TASK GOAL:
All of the entries must be reproduced exactly, with no images carried over.

Stored data:
---------------
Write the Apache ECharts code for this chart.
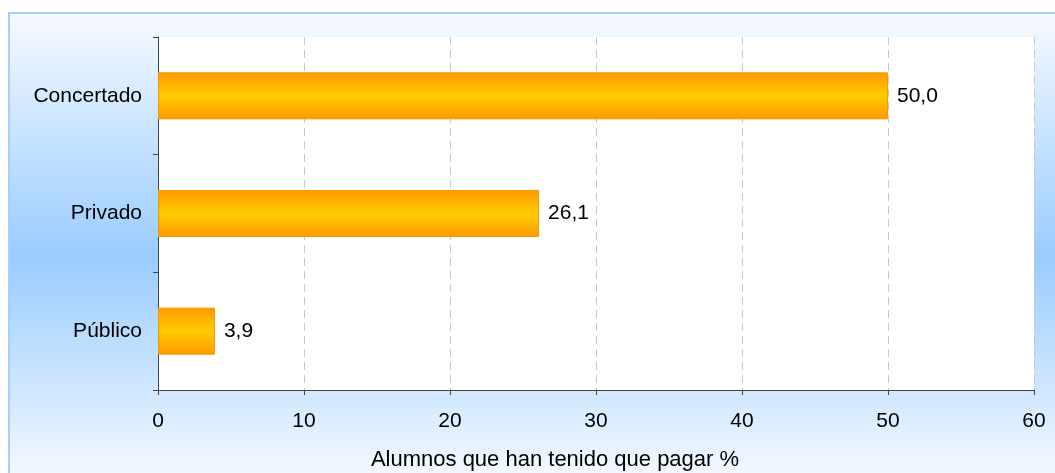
<!DOCTYPE html>
<html>
<head>
<meta charset="utf-8">
<script src="https://cdn.jsdelivr.net/npm/echarts@6/dist/echarts.min.js"></script>
<style>
    html, body { margin: 0; padding: 0; background: #fff; }
    #chart { width: 1055px; height: 473px; }
</style>
</head>
<body>
<div id="chart"></div>
<script>
// categories, top to bottom
const categories = ['Concertado', 'Privado', 'Público'];
const values = [50.0, 26.1, 3.9];
const axisName = 'Alumnos que han tenido que pagar %';

let chartDom = document.getElementById('chart');
let myChart = echarts.init(chartDom);

let font = 'Liberation Sans, Arial, sans-serif';

let option = {
    animation: false,
    backgroundColor: '#fff',
    graphic: [
        {
            type: 'rect',
            z: -10,
            shape: { x: 9, y: 13, width: 1060, height: 470 },
            style: {
                fill: {
                    type: 'linear', x: 0, y: 0, x2: 0, y2: 1,
                    colorStops: [
                        { offset: 0, color: '#f7faff' },
                        { offset: 0.52, color: '#99ccff' },
                        { offset: 1, color: '#f7faff' }
                    ]
                },
                stroke: '#a6d0fa',
                lineWidth: 2
            }
        }
    ],
    grid: {
        left: 158,
        right: 21,
        top: 37,
        bottom: 83,
        containLabel: false,
        outerBoundsMode: 'none',
        show: true,
        backgroundColor: '#fff',
        borderWidth: 0
    },
    xAxis: {
        type: 'value',
        min: 0,
        max: 60,
        interval: 10,
        name: axisName,
        nameLocation: 'middle',
        nameGap: 59,
        nameTextStyle: { fontSize: 22, color: '#000', fontFamily: font, padding: [0, 82, 0, 0] },
        axisLine: { show: true, lineStyle: { color: '#444', width: 1 } },
        axisTick: { show: true, length: 5, lineStyle: { color: '#444' } },
        axisLabel: { fontSize: 21, color: '#000', fontFamily: font, margin: 21 },
        splitLine: { show: true, lineStyle: { color: '#c8c8c8', type: [8, 5] } }
    },
    yAxis: {
        type: 'category',
        inverse: true,
        data: categories,
        axisLine: { show: true, lineStyle: { color: '#444', width: 1 } },
        axisTick: { show: true, length: 5, lineStyle: { color: '#444' } },
        axisLabel: { fontSize: 21, color: '#000', fontFamily: font, margin: 16 },
        splitLine: { show: false }
    },
    series: [
        {
            type: 'bar',
            data: values,
            barWidth: 47,
            itemStyle: {
                color: {
                    type: 'linear', x: 0, y: 0, x2: 0, y2: 1,
                    colorStops: [
                        { offset: 0, color: '#ff9900' },
                        { offset: 0.5, color: '#ffcc00' },
                        { offset: 1, color: '#ff9900' }
                    ]
                },
                borderColor: '#f29a00',
                borderWidth: 1
            },
            label: {
                show: true,
                position: 'right',
                distance: 9,
                fontSize: 21,
                color: '#000',
                fontFamily: font,
                formatter: function (params) {
                    return params.value.toFixed(1).replace('.', ',');
                }
            }
        }
    ]
};
option && myChart.setOption(option);
</script>
</body>
</html>
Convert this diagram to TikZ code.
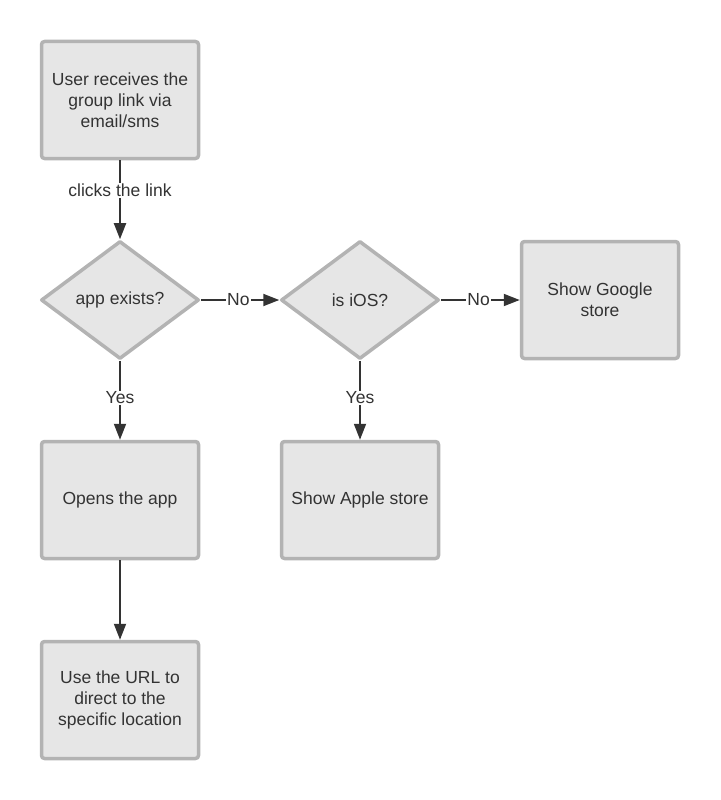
\documentclass[tikz,border=0pt]{standalone}
\usepackage{fontspec}
\setmainfont{Liberation Sans}
\usetikzlibrary{shapes.geometric,arrows.meta}
\definecolor{boxfill}{HTML}{E6E6E6}
\definecolor{boxline}{HTML}{B3B3B3}
\definecolor{ink}{HTML}{333333}
\begin{document}
\begin{tikzpicture}[x=1pt,y=-1pt,line join=round,
    stepbox/.style={draw=boxline,fill=boxfill,line width=3.5pt,rounded corners=3pt,
      minimum width=157pt,minimum height=117pt,align=center,text=ink,
      font=\fontsize{17.5}{21}\selectfont},
    choice/.style={diamond,draw=boxline,fill=boxfill,line width=3.5pt,
      minimum width=158pt,minimum height=118pt,inner sep=0pt,text=ink,
      font=\fontsize{17.5}{21}\selectfont},
    flow/.style={draw=ink,line width=1.8pt,-{Triangle[length=16pt,width=12pt]}},
    lbl/.style={fill=white,inner sep=1pt,text=ink,font=\fontsize{17.5}{21}\selectfont}]
        \useasboundingbox (0,0) rectangle (720,800);

        % boxes
        \node[stepbox] (receive) at (120,100) {User receives the\\group link via\\email/sms};
        \node[choice] (exists) at (120,300) {app exists?};
        \node[choice] (ios) at (360,300) {is iOS?};
        \node[stepbox] (google) at (600,300) {Show Google\\store};
        \node[stepbox] (opens) at (120,500) {Opens the app};
        \node[stepbox] (apple) at (360,500) {Show Apple store};
        \node[stepbox] (url) at (120,700) {Use the URL to\\direct to the\\specific location};

        % arrows
        \draw[flow] (receive) -- node[lbl,pos=0.38] {clicks the link} (exists);
        \draw[flow] (exists) -- node[lbl,pos=0.48] {No} (ios);
        \draw[flow] (ios) -- node[lbl,pos=0.48] {No} (google);
        \draw[flow] (exists) -- node[lbl,pos=0.47] {Yes} (opens);
        \draw[flow] (ios) -- node[lbl,pos=0.47] {Yes} (apple);
        \draw[flow] (opens) -- (url);
      \end{tikzpicture}
\end{document}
---------------
IN RESPONSE:
Write the Apache ECharts code for this chart.
<!DOCTYPE html>
<html>
<head>
<meta charset="utf-8">
<script src="https://cdn.jsdelivr.net/npm/echarts@6/dist/echarts.min.js"></script>
<style>
    html, body { margin: 0; padding: 0; background: #fff; }
    #chart { width: 1055px; height: 473px; }
</style>
</head>
<body>
<div id="chart"></div>
<script>
// categories, top to bottom
const categories = ['Concertado', 'Privado', 'Público'];
const values = [50.0, 26.1, 3.9];
const axisName = 'Alumnos que han tenido que pagar %';

let chartDom = document.getElementById('chart');
let myChart = echarts.init(chartDom);

let font = 'Liberation Sans, Arial, sans-serif';

let option = {
    animation: false,
    backgroundColor: '#fff',
    graphic: [
        {
            type: 'rect',
            z: -10,
            shape: { x: 9, y: 13, width: 1060, height: 470 },
            style: {
                fill: {
                    type: 'linear', x: 0, y: 0, x2: 0, y2: 1,
                    colorStops: [
                        { offset: 0, color: '#f7faff' },
                        { offset: 0.52, color: '#99ccff' },
                        { offset: 1, color: '#f7faff' }
                    ]
                },
                stroke: '#a6d0fa',
                lineWidth: 2
            }
        }
    ],
    grid: {
        left: 158,
        right: 21,
        top: 37,
        bottom: 83,
        containLabel: false,
        outerBoundsMode: 'none',
        show: true,
        backgroundColor: '#fff',
        borderWidth: 0
    },
    xAxis: {
        type: 'value',
        min: 0,
        max: 60,
        interval: 10,
        name: axisName,
        nameLocation: 'middle',
        nameGap: 59,
        nameTextStyle: { fontSize: 22, color: '#000', fontFamily: font, padding: [0, 82, 0, 0] },
        axisLine: { show: true, lineStyle: { color: '#444', width: 1 } },
        axisTick: { show: true, length: 5, lineStyle: { color: '#444' } },
        axisLabel: { fontSize: 21, color: '#000', fontFamily: font, margin: 21 },
        splitLine: { show: true, lineStyle: { color: '#c8c8c8', type: [8, 5] } }
    },
    yAxis: {
        type: 'category',
        inverse: true,
        data: categories,
        axisLine: { show: true, lineStyle: { color: '#444', width: 1 } },
        axisTick: { show: true, length: 5, lineStyle: { color: '#444' } },
        axisLabel: { fontSize: 21, color: '#000', fontFamily: font, margin: 16 },
        splitLine: { show: false }
    },
    series: [
        {
            type: 'bar',
            data: values,
            barWidth: 47,
            itemStyle: {
                color: {
                    type: 'linear', x: 0, y: 0, x2: 0, y2: 1,
                    colorStops: [
                        { offset: 0, color: '#ff9900' },
                        { offset: 0.5, color: '#ffcc00' },
                        { offset: 1, color: '#ff9900' }
                    ]
                },
                borderColor: '#f29a00',
                borderWidth: 1
            },
            label: {
                show: true,
                position: 'right',
                distance: 9,
                fontSize: 21,
                color: '#000',
                fontFamily: font,
                formatter: function (params) {
                    return params.value.toFixed(1).replace('.', ',');
                }
            }
        }
    ]
};
option && myChart.setOption(option);
</script>
</body>
</html>
Convert this diagram to TikZ code.
\documentclass[tikz,border=0pt]{standalone}
\usepackage{fontspec}
\setmainfont{Liberation Sans}
\usetikzlibrary{shapes.geometric,arrows.meta}
\definecolor{boxfill}{HTML}{E6E6E6}
\definecolor{boxline}{HTML}{B3B3B3}
\definecolor{ink}{HTML}{333333}
\begin{document}
\begin{tikzpicture}[x=1pt,y=-1pt,line join=round,
    stepbox/.style={draw=boxline,fill=boxfill,line width=3.5pt,rounded corners=3pt,
      minimum width=157pt,minimum height=117pt,align=center,text=ink,
      font=\fontsize{17.5}{21}\selectfont},
    choice/.style={diamond,draw=boxline,fill=boxfill,line width=3.5pt,
      minimum width=158pt,minimum height=118pt,inner sep=0pt,text=ink,
      font=\fontsize{17.5}{21}\selectfont},
    flow/.style={draw=ink,line width=1.8pt,-{Triangle[length=16pt,width=12pt]}},
    lbl/.style={fill=white,inner sep=1pt,text=ink,font=\fontsize{17.5}{21}\selectfont}]
        \useasboundingbox (0,0) rectangle (720,800);

        % boxes
        \node[stepbox] (receive) at (120,100) {User receives the\\group link via\\email/sms};
        \node[choice] (exists) at (120,300) {app exists?};
        \node[choice] (ios) at (360,300) {is iOS?};
        \node[stepbox] (google) at (600,300) {Show Google\\store};
        \node[stepbox] (opens) at (120,500) {Opens the app};
        \node[stepbox] (apple) at (360,500) {Show Apple store};
        \node[stepbox] (url) at (120,700) {Use the URL to\\direct to the\\specific location};

        % arrows
        \draw[flow] (receive) -- node[lbl,pos=0.38] {clicks the link} (exists);
        \draw[flow] (exists) -- node[lbl,pos=0.48] {No} (ios);
        \draw[flow] (ios) -- node[lbl,pos=0.48] {No} (google);
        \draw[flow] (exists) -- node[lbl,pos=0.47] {Yes} (opens);
        \draw[flow] (ios) -- node[lbl,pos=0.47] {Yes} (apple);
        \draw[flow] (opens) -- (url);
      \end{tikzpicture}
\end{document}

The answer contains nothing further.